Viewer’s Discretion: ‘Un Village Francais’


Following the lives of the citizens of Villefranche during its occupation by Nazis during World War II, and examining the moral conundrums the citizens face and which will affect the rest of their lives, “Un Village Francais” is one television show I have no problem proclaiming as one of my all-time favorites. Somehow in the mad rush to import foreign language TV to streaming channels, it’s flown sadly under the radar. That’s disappointing because its insight to the human condition and its examination of the role of personal circumstances in regard to larger moral decisions plays out in a real historical scenario that is touching.

At the center of the village is Doctor Daniel Larcher (Robin Renucci), a committed, but often spineless, man thrust into the role of mayor and forced to act as a go-between with the Nazis. In this role, he tries to make the right decision, while also making the one that protects the citizens of the village. His wife, Hortense (Audrey Fleurot), is so dissatisfied with her life that she takes the conflict and occupation as a surprise chance to change her life, which further complicates Larcher’s efforts, as does his brother, devoted communist Marcel (Fabrizio Rongione).
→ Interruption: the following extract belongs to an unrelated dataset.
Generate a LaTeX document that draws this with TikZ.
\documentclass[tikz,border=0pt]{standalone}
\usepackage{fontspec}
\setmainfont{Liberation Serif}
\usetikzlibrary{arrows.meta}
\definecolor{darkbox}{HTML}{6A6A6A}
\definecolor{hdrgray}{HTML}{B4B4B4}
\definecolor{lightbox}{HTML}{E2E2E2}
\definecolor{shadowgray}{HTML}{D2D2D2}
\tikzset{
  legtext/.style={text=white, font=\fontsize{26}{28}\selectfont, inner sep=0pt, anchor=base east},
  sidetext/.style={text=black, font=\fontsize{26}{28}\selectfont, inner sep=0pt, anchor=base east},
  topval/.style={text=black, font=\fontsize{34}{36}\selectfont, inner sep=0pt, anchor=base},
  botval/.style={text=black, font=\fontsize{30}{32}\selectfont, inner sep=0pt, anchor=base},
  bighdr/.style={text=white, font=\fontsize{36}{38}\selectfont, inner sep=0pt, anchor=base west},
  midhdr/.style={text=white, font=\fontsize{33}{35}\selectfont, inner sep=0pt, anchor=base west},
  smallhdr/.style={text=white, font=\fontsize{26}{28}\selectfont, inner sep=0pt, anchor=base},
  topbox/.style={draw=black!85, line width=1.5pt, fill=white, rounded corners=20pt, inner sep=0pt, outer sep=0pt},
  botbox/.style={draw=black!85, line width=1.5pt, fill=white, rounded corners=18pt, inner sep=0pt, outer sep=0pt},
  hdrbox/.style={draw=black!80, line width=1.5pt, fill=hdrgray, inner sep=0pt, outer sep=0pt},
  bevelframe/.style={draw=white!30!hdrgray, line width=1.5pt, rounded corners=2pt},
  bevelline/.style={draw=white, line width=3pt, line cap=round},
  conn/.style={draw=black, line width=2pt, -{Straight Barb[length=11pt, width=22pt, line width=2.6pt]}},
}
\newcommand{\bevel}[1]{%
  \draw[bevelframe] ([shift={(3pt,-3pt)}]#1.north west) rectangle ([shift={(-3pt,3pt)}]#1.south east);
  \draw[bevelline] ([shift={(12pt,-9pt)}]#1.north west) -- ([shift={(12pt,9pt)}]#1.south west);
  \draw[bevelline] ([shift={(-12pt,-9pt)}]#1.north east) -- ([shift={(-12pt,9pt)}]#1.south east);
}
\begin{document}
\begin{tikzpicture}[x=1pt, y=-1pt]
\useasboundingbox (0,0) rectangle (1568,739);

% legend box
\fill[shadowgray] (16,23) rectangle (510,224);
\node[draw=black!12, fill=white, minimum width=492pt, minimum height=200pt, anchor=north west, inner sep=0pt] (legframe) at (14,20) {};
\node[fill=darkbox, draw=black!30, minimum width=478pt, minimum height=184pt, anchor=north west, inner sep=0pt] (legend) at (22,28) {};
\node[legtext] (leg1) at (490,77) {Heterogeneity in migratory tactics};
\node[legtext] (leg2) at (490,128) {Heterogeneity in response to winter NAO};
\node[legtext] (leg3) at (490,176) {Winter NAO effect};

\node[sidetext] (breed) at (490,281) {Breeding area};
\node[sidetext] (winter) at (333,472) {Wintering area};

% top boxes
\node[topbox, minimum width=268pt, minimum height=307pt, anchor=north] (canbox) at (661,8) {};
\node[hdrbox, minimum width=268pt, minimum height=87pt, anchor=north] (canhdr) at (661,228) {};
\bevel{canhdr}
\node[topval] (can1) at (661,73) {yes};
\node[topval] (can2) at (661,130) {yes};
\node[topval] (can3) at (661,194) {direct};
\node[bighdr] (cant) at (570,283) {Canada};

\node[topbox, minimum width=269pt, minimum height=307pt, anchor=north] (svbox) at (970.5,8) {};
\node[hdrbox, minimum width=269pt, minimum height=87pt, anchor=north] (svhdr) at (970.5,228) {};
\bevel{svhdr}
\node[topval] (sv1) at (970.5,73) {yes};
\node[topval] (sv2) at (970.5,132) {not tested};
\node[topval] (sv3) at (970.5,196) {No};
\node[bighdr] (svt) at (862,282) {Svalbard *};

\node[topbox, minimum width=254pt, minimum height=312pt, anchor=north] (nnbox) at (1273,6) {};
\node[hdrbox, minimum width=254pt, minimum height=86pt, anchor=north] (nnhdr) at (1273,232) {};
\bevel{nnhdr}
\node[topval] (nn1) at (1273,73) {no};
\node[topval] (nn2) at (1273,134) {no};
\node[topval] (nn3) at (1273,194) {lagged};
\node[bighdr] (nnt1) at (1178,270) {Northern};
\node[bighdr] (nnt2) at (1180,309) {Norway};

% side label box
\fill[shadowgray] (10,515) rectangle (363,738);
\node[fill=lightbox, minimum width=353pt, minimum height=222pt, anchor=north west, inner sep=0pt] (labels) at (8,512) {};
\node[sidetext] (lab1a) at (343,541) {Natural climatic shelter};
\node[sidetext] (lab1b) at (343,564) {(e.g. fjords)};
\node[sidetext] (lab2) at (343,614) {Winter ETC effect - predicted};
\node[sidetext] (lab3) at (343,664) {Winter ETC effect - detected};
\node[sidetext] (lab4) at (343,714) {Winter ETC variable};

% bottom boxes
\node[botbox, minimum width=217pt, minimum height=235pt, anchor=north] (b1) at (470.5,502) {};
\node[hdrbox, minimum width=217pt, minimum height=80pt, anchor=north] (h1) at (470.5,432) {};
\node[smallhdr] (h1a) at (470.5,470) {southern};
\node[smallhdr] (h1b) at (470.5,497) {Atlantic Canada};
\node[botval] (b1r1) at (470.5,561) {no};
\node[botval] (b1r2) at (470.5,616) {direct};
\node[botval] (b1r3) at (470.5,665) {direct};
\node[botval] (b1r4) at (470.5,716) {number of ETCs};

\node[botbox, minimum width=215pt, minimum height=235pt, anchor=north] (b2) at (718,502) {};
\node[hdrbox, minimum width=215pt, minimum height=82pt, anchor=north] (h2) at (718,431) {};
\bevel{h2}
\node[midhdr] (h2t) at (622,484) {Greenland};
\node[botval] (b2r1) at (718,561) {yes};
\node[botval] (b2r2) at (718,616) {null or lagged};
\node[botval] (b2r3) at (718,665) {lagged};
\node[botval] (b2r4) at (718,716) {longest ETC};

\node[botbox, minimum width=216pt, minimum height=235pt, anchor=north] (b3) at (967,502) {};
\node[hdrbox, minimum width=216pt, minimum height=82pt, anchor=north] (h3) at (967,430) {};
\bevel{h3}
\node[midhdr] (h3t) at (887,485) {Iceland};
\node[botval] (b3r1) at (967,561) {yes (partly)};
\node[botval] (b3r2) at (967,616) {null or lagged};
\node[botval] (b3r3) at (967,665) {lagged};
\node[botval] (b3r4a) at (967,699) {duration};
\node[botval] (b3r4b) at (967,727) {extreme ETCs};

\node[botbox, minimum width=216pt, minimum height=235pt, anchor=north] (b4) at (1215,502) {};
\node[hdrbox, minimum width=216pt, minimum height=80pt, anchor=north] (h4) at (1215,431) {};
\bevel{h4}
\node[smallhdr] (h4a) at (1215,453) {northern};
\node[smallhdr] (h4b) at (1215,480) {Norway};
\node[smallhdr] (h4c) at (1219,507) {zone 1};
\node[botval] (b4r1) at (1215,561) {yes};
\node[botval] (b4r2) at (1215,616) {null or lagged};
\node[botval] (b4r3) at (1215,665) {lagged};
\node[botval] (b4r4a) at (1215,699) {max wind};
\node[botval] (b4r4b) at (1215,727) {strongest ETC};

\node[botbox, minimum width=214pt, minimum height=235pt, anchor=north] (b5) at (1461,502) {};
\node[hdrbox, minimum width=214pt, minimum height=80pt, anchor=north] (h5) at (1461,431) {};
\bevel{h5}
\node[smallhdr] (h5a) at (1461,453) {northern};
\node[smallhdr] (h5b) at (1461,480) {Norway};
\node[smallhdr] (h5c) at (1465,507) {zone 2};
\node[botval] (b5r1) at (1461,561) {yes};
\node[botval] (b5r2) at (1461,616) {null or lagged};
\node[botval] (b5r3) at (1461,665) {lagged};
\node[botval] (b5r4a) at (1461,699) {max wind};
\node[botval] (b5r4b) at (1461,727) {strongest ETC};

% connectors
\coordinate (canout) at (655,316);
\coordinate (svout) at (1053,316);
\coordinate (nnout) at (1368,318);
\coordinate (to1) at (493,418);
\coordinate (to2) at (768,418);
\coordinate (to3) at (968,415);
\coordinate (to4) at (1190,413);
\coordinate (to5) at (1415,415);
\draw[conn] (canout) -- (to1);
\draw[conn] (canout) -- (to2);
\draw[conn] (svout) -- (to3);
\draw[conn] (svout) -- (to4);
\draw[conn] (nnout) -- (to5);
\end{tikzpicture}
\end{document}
But “Un Village Francais” paints a wider swath than the Larchers’ tangled drama, wrapping in a number of characters around efforts by the Resistance, both espionage and on the ground revolt against the Nazis. One of the most fascinating among these are the stories of Marie (Nade Dieu), the uncomplicated farm wife who finds herself in a leadership position in the Resistance, and her paramour, Schwartz (Thierry Godard), a businessman whose chameleon-like morality allows him to survive any conflict.

One of my favorite storylines follows schoolmaster Beriot (Fran ois Loriquet), whose charmed view of the world and passion for justice and structure is constantly disarmed by Lucienne (Marie Kremer), a naive young teacher he loves, but who prefers the affections of a German soldier.

The show also spends time with the bad guys, including Marchetti (Nicolas Gob), the opportunistic cop who ends up doing some the Germans’ dirtiest work of all, and the S.S. Officer Heinrich Muller (Richard Sammel), who enters the room as the sadistic Nazi you expect, but exits it as a complicated survivor, who does not so much embrace the principles of the Third Reich, but accepts it as the evil he must do in order to stay alive. The show also devotes a prominent section to the French Fascists, who attempt to seize control alongside the Nazis, giving a deep look at how your neighbors can subscribe to ideologies on a wider level that can devastate you on a local one, and how hard that is to track until it is far too late. And in its examination of the Holocaust, it takes the two basic questions of why they didn’t do more and what exactly they were supposed to do, and puts it to the test, all the while suggesting that World War II was just one point in the history of continuing anti-Semitism.

Running seven seasons, the show comes to a definitive conclusion that reveals the profundity of these years in the context of the rest of the characters’ lives, and what sadness these years wrought to ordinary people. It makes the gray areas vivid in at least our capability for understanding and manages to cast situations that the viewer can see themselves in and question, quite easily, whether they would act any better. The show’s lack of pretension does well to unfold good drama that has rich themes that at heart asks the question of whether evil is something we are or something we do, and also whether once done, can it be atoned for? Are we all not human?

One thing is clear — we are living through times that demand we ask that of ourselves and “Un Village Francais” is a powerful reminder of how what we think of as being in the personal moment can sometimes spiral into larger, more judgmental, tales of history. What we do now will matter to people later.